Jonathan Strosberg, MD, Associate Professor, Section Head, Neuroendocrine Tumor Program at Moffitt Cancer Center, Tampa, Fla., and NETTER-1 lead investigator, commented, "There are very few effective treatment options for patients with inoperable, advanced GEP-NETs who are progressive on somatostatin analogues. As a medical oncologist seeing more than 500 patients with NETs each year, I am grateful to have another tool in my arsenal."

 

The NETTER-1 study met its primary endpoint, showing a 79 percent reduction in risk of disease progression or death in the lutetium Lu 177 dotatate arm compared to the 60 mg octreotide LAR arm (HR 0.21, 95% CI: 0.13-0.32; p<0.0001). Median PFS was not reached in the lutetium Lu 177 dotatate arm compared to 8.5 months for the 60 mg octreotide LAR arm.

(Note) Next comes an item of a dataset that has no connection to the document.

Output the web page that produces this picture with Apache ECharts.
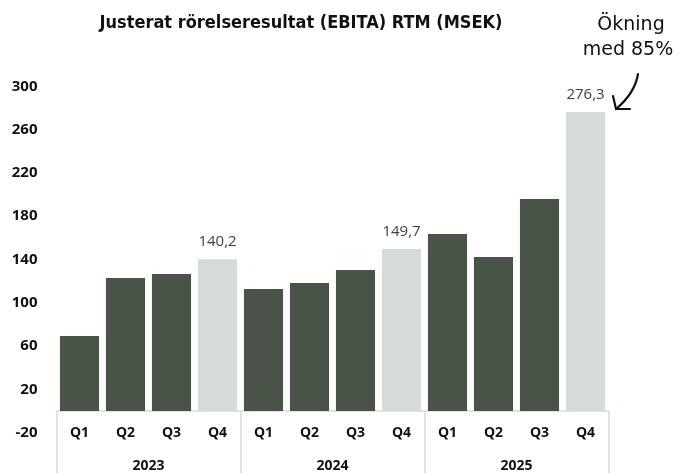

A pre-planned interim overall survival analysis determined that lutetium Lu 177 dotatate treatment lead to a 48 percen reduction in the estimated risk of death (hazard ratio 0.52, 95% CI: 0.32-0.84) compared to treatment with 60 mg octreotide LAR. The objective response rate, composed of complete and partial responses, was 13 percent for the lutetium Lu 177 dotatate arm compared to 4 percent in the octreotide LAR 60mg arm (p<0.0148).

 

The most common grade 3/4 adverse reactions occurring with a greater frequency among patients in the NETTER-1 study receiving lutetium Lu 177 dotatate with octreotide compared to patients receiving high-dose octreotide include lymphopenia (44%); increased gamma-glutamyl transferase (20%); vomiting (7%); nausea and elevated aspartate aminotransferase (5% each); and increased alanine aminotransferase, hyperglycemia, and hypokalemia (4% each).

 

"GEP-NETs are a rare group of cancers with limited treatment options after initial therapy fails to keep the cancer from growing," said Richard Pazdur, MD, Director of the FDA's Oncology Center of Excellence and Acting Director of the Office of Hematology and Oncology Products in the FDA's Center for Drug Evaluation and Research. "This approval provides another treatment choice for patients with these rare cancers. It also demonstrates how the FDA may consider data from therapies that are used in an expanded access program to support approval for a new treatment."